= Ramallo massacre =

Argentinian bank robbery

The Ramallo massacre (Masacre de Ramallo) occurred on September 17, 1999, in Villa Ramallo, in northern Buenos Aires Province, Argentina, when three armed robbers broke into the local offices of the Banco de la Nación Argentina, taking six hostages. After several hours, they tried to escape in a car, using the bank manager and an accountant as human shields, and holding the manager's wife. A few meters ahead, a special group of the provincial police, the GEO, killed one of the suspects and the two hostages.

Another suspect, Martín Saldaña, was found hanged in his cell just hours after the massacre; though it was assumed that he had committed suicide, in January 2007 new findings indicated that he had been murdered, possibly by first hitting him on the head and then strangling him.

Doubts about police behaviour arose after the whole country saw footage of the police special unit deliberately shooting the car with hostages inside. The GEO was dissolved in the aftermath by Eduardo Duhalde.

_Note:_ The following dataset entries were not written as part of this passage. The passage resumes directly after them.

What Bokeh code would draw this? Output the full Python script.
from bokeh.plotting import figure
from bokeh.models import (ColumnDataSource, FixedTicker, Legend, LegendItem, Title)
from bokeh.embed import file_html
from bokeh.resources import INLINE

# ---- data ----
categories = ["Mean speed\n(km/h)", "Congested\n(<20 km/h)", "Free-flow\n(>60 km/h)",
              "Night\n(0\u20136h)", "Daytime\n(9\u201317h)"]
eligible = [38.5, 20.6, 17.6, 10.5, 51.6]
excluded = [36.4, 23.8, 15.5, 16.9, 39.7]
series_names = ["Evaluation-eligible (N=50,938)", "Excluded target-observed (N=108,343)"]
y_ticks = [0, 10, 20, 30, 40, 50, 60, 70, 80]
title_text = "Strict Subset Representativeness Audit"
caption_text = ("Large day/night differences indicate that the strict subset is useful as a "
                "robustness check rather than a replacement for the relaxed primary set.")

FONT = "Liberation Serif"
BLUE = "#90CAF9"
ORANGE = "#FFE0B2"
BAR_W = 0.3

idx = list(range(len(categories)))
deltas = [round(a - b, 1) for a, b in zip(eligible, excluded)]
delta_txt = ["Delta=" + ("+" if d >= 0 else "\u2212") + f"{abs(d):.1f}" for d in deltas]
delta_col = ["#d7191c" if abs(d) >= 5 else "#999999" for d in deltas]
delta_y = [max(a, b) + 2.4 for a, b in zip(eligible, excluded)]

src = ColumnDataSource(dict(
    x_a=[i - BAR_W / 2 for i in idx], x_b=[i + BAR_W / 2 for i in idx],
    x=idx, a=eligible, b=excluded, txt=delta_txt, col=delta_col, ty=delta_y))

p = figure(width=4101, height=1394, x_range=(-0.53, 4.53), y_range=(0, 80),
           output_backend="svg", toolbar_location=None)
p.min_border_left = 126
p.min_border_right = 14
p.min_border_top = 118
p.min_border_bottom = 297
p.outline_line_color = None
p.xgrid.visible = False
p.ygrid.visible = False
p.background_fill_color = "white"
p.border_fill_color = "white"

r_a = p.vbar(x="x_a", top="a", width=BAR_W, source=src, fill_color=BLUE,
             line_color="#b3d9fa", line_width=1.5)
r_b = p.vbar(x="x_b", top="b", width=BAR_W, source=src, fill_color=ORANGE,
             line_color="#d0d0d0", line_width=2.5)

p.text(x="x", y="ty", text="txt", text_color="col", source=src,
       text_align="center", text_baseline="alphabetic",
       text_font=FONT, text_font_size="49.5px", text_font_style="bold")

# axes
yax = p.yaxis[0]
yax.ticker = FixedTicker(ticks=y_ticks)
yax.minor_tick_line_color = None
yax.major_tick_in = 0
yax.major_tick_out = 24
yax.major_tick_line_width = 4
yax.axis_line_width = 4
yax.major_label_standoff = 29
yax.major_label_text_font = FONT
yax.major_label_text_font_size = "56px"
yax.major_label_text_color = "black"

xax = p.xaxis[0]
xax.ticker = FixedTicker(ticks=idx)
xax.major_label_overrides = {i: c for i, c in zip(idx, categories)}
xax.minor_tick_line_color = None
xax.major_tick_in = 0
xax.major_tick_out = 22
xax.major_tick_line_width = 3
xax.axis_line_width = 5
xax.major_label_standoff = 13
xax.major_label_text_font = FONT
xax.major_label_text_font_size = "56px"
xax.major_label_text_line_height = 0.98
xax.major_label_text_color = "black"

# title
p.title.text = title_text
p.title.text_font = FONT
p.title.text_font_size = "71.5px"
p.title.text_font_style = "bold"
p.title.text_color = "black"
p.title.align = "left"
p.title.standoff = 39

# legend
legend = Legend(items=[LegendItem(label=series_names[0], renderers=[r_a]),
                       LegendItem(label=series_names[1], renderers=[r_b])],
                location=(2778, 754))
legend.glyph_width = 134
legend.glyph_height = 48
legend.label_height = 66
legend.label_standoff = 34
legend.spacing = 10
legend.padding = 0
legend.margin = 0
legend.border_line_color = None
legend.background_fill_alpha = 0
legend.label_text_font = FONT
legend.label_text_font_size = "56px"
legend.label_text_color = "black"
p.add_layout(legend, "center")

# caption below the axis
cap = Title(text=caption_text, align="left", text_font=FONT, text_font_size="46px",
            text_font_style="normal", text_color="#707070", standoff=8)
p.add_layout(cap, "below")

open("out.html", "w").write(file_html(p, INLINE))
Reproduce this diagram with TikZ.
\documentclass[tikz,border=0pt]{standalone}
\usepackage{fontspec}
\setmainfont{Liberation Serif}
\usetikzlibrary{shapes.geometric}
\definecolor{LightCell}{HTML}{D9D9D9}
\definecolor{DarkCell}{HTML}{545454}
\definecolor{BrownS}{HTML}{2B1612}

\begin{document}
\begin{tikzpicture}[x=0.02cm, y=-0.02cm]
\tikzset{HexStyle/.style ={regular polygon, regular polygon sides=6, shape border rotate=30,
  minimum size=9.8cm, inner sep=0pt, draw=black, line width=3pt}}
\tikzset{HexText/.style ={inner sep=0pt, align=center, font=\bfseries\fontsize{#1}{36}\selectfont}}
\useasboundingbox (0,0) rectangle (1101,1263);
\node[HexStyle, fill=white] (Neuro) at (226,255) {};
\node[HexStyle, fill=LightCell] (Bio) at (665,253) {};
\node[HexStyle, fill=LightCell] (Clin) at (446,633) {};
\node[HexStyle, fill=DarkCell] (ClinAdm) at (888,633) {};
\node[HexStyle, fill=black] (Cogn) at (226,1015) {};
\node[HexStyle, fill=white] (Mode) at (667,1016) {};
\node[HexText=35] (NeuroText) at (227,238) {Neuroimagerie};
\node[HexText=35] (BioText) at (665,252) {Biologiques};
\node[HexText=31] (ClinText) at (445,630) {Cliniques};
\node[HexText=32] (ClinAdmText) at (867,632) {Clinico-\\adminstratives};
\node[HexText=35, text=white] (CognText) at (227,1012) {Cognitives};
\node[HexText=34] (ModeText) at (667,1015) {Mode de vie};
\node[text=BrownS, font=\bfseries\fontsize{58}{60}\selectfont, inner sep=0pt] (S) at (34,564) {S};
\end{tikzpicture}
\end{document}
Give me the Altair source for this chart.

After the massacre, several government officials blamed the media coverage for the tragic outcome, accusing journalists of an unprofessional treatment of the news. The provincial governor Eduardo Duhalde claimed that negotiations may have been negatively affected by the police constant communication with radio and television reporters.

On October 17, 1999, Secretary of Justice and Security Buenos Aires Carlos Soria confirmed that police had acted as accomplices of the thieves who robbed the National Bank of Villa Ramallo, a fact which preceded the slaughter of two hostages and a criminal during the escape attempt. "There is, unfortunately, and as we all imagined, some police personnel directly involved," Soria told Radio América, Télam reported.

In 2002, the surviving assailant and six accomplices were sentenced at trial. In 2004, two police officers were sentenced for killing two of the hostages.